** Work to do **
Out of all the lines below, count those with the word "matplotlib". Give the number only.

** Task input **
/---
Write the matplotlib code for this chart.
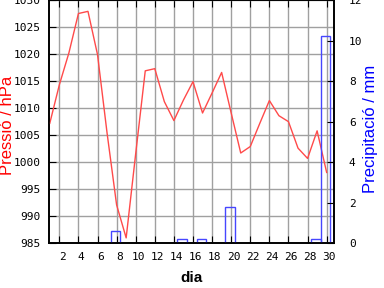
import numpy as np
import matplotlib
matplotlib.use('Agg')
import matplotlib.pyplot as plt
import matplotlib.ticker as ticker
import matplotlib.transforms as mtransforms

dias = list(range(1, 31))
pressio = [1007.2, 1014.3, 1020.2, 1027.5, 1027.9, 1019.9, 1005.4, 992.1, 986.0, 1001.6,
           1016.9, 1017.3, 1011.2, 1007.7, 1011.5, 1014.9, 1009.1, 1012.8, 1016.6, 1009.1,
           1001.7, 1002.9, 1007.2, 1011.4, 1008.6, 1007.5, 1002.6, 1000.7, 1005.8, 998.1]

dias_pluja = [8, 15, 17, 20, 29, 30]
pluja = [0.6, 0.2, 0.2, 1.8, 0.2, 10.2]

plt.rcParams['font.family'] = ['Liberation Sans', 'DejaVu Sans']

fig = plt.figure(figsize=(3.84, 2.88), dpi=100)
ax = fig.add_axes([49.3 / 384, 1 - 243.3 / 288, 285 / 384, 243.3 / 288])
ax2 = ax.twinx()

ax.plot(dias, pressio, color='#ff4a4a', lw=1.0, zorder=3)
ax.set_xlim(0.95, 30.8)
ax.set_ylim(985, 1030)
ax.xaxis.set_major_locator(ticker.MultipleLocator(2))
ax.yaxis.set_major_locator(ticker.MultipleLocator(5))
ax.grid(True, color='#a0a0a0', lw=1.0)
ax.set_axisbelow(True)

ax2.bar(np.array(dias_pluja) - 0.13, pluja, width=1.0, fill=False,
        edgecolor='#4646ff', lw=1.0)
ax2.set_ylim(0, 12)
ax2.yaxis.set_major_locator(ticker.MultipleLocator(2))

mono = 'DejaVu Sans Mono'
ax.tick_params(axis='x', direction='in', length=5, top=True, pad=6,
               labelsize=8, labelfontfamily=mono)
ax.tick_params(axis='y', direction='in', length=5, pad=6,
               labelsize=8, labelfontfamily=mono)
ax2.tick_params(axis='y', direction='in', length=5, pad=10.5,
                labelsize=8, labelfontfamily=mono)

# labels de l'eix x una mica desplaçats a la dreta
off = mtransforms.ScaledTranslation(2.7 / 100, 0, fig.dpi_scale_trans)
for lbl in ax.get_xticklabels():
    lbl.set_transform(lbl.get_transform() + off)

for a in (ax, ax2):
    for s in a.spines.values():
        s.set_linewidth(1.2)

ax.set_xlabel('dia', fontsize=11, fontweight='bold', labelpad=7)
ax.set_ylabel('Pressió / hPa', fontsize=12, color='red')
ax.yaxis.label.set_va('center')
ax.yaxis.set_label_coords(-0.145, 0.486)
ax2.set_ylabel('Precipitació / mm', fontsize=12, color='#0000ff')
ax2.yaxis.label.set_va('center')
ax2.yaxis.set_label_coords((370 - 49.3) / 285, (243.3 - 128.5) / 243.3)

fig.savefig('out.png', dpi=100)
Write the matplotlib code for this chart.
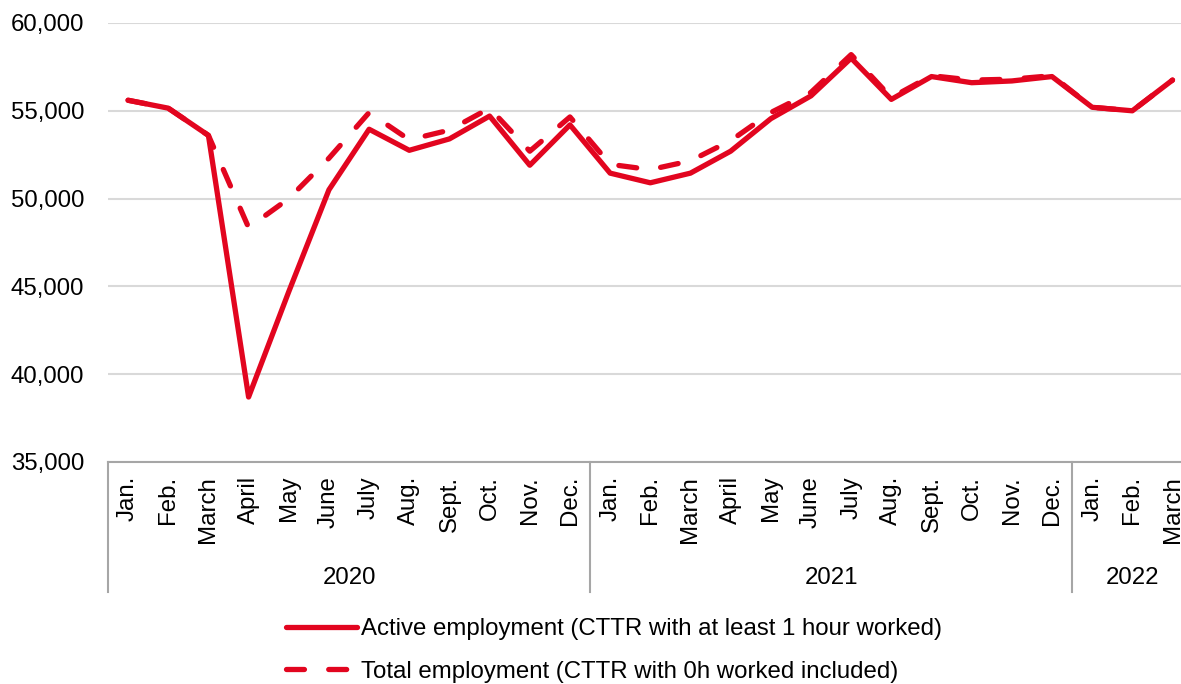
import matplotlib.pyplot as plt

plt.rcParams['font.family'] = ['Liberation Sans', 'DejaVu Sans']

months = ['Jan.', 'Feb.', 'March', 'April', 'May', 'June', 'July', 'Aug.',
          'Sept.', 'Oct.', 'Nov.', 'Dec.']
years = ['2020', '2021', '2022']
year_lengths = [12, 12, 3]

month_labels = months * 2 + months[:3]

# CTTR with at least one hour worked
active = [55600, 55150, 53600, 38700, 44700, 50500, 53950, 52750, 53400, 54700, 51900, 54200,
          51450, 50900, 51450, 52700, 54550, 55850, 58000, 55650, 56950, 56600, 56700, 56950,
          55200, 55000, 56750]
# CTTR including people with 0 hours worked
total = [55600, 55150, 53600, 48350, 50000, 52300, 54900, 53350, 53900, 55150, 52700, 54650,
         51950, 51650, 52150, 53300, 54900, 56050, 58200, 55750, 57000, 56750, 56800, 57000,
         55200, 55000, 56750]

red = '#e2051f'
W, H = 1181, 684
fs = 17.3

fig = plt.figure(figsize=(W / 100, H / 100), dpi=100)
ax = fig.add_axes([108 / W, 222 / H, 27 * 40.17 / W, 439 / H])

x = list(range(len(active)))
ax.plot(x, active, color=red, lw=3.8, solid_capstyle='round', solid_joinstyle='round',
        label='Active employment (CTTR with at least 1 hour worked)', zorder=3)
ax.plot(x, total, color=red, lw=3.8, dashes=(3.4, 4.6), dash_capstyle='round',
        dash_joinstyle='round',
        label='Total employment (CTTR with 0h worked included)', zorder=3)

ax.set_xlim(-0.5, len(x) - 0.5)
ax.set_ylim(35000, 60000)
ax.set_yticks(range(35000, 60001, 5000))
ax.set_yticklabels([f'{v:,}' for v in range(35000, 60001, 5000)])
ax.yaxis.grid(True, color='#d9d9d9', lw=1.5)
ax.set_axisbelow(True)

ax.set_xticks(x)
ax.set_xticklabels(month_labels, rotation=90)
ax.tick_params(axis='both', length=0, labelsize=fs, colors='black')
ax.tick_params(axis='x', pad=10)
ax.tick_params(axis='y', pad=17)

for s in ['top', 'right', 'left']:
    ax.spines[s].set_visible(False)
ax.spines['bottom'].set_color('#a6a6a6')
ax.spines['bottom'].set_linewidth(1.5)

# year groups under the month labels
trans = ax.get_xaxis_transform()
sep_bottom = -130 / 439
start = 0
for yr, n in zip(years, year_lengths):
    ax.plot([start - 0.5, start - 0.5], [0, sep_bottom], color='#a6a6a6', lw=1.5,
            transform=trans, clip_on=False)
    ax.text(start + n / 2 - 0.5, -116 / 439, yr, transform=trans, ha='center', va='center',
            fontsize=fs)
    start += n

fig.legend(loc='center', bbox_to_anchor=(614 / W, 1 - 650.5 / H), frameon=False,
           fontsize=fs, handlelength=2.95, handletextpad=0.2, labelspacing=0.85,
           borderpad=0)

fig.savefig('out.png', dpi=100)
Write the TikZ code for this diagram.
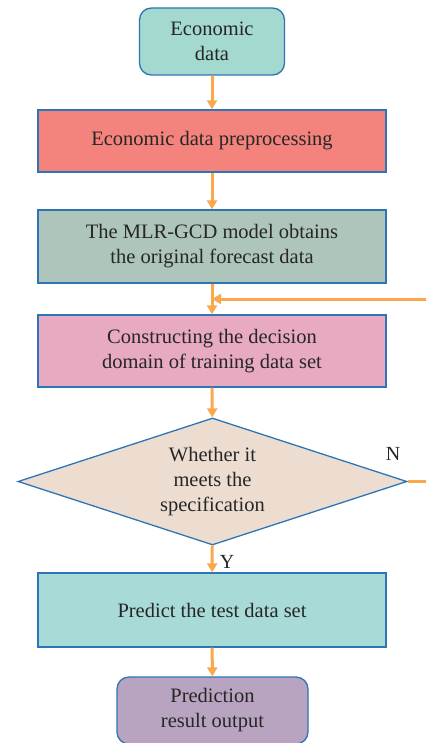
\documentclass[tikz,border=0pt]{standalone}
\usepackage{fontspec}
\setmainfont{Liberation Serif}
\usetikzlibrary{shapes.geometric,arrows.meta}
\definecolor{edge}{HTML}{2E75B6}
\definecolor{flow}{HTML}{F9A94B}
\definecolor{cTeal}{HTML}{A3D9CF}
\definecolor{cSalmon}{HTML}{F4837D}
\definecolor{cSage}{HTML}{ADC5BB}
\definecolor{cPink}{HTML}{E8A9C2}
\definecolor{cSand}{HTML}{EDDDD1}
\definecolor{cAqua}{HTML}{A8DAD8}
\definecolor{cMauve}{HTML}{B8A3C0}
\tikzset{
  box/.style={draw=edge, line width=1.3pt, align=center, font=\fontsize{20.5}{25}\selectfont, text=black!85, inner sep=0pt},
  termbox/.style={box, rounded corners=12pt},
  stepbox/.style={box, minimum width=348pt, minimum height=#1},
  flowline/.style={draw=flow, line width=3pt},
  flowarrow/.style={flowline, -{Triangle[width=10pt,length=9pt]}},
  lbl/.style={font=\fontsize{20}{22}\selectfont, text=black!85}
}
\begin{document}
\begin{tikzpicture}[x=1pt,y=-1pt]
\useasboundingbox (0,0) rectangle (426,743);
\begin{scope}
\clip (0,0) rectangle (426,743);
\node[termbox, fill=cTeal, minimum width=145pt, minimum height=67pt] (start) at (212,41.5) {Economic\\data};
\node[stepbox=62pt, fill=cSalmon] (prep) at (212,141) {Economic data preprocessing};
\node[stepbox=73pt, fill=cSage] (mlr) at (212,246.5) {The MLR-GCD model obtains\\the original forecast data};
\node[stepbox=72pt, fill=cPink] (dom) at (212,351) {Constructing the decision\\domain of training data set};
\node[diamond, draw=edge, line width=1.3pt, fill=cSand, aspect=3.08, minimum width=389pt, minimum height=127pt, inner sep=0pt, align=center, font=\fontsize{20.5}{25}\selectfont, text=black!85] (chk) at (212.5,481.5) {Whether it\\meets the\\specification};
\node[stepbox=74pt, fill=cAqua] (pred) at (212,610) {Predict the test data set};
\node[termbox, fill=cMauve, minimum width=191pt, minimum height=67pt] (out) at (212.5,710.5) {Prediction\\result output};

\draw[flowarrow] (start) -- (prep);
\draw[flowarrow] (prep) -- (mlr);
\draw[flowarrow] (mlr) -- (dom);
\draw[flowarrow] (dom) -- (chk);
\draw[flowarrow] (chk) -- (pred);
\draw[flowarrow] (pred) -- (out);

\coordinate (back) at (440,481.5);
\coordinate (join) at (212,299);
\draw[flowarrow] (chk.east) -- (back) |- (join);

\node[lbl] (ylab) at (227,562) {Y};
\node[lbl] (nlab) at (393,454) {N};
\end{scope}
\end{tikzpicture}
\end{document}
\---
** Response to this task **
8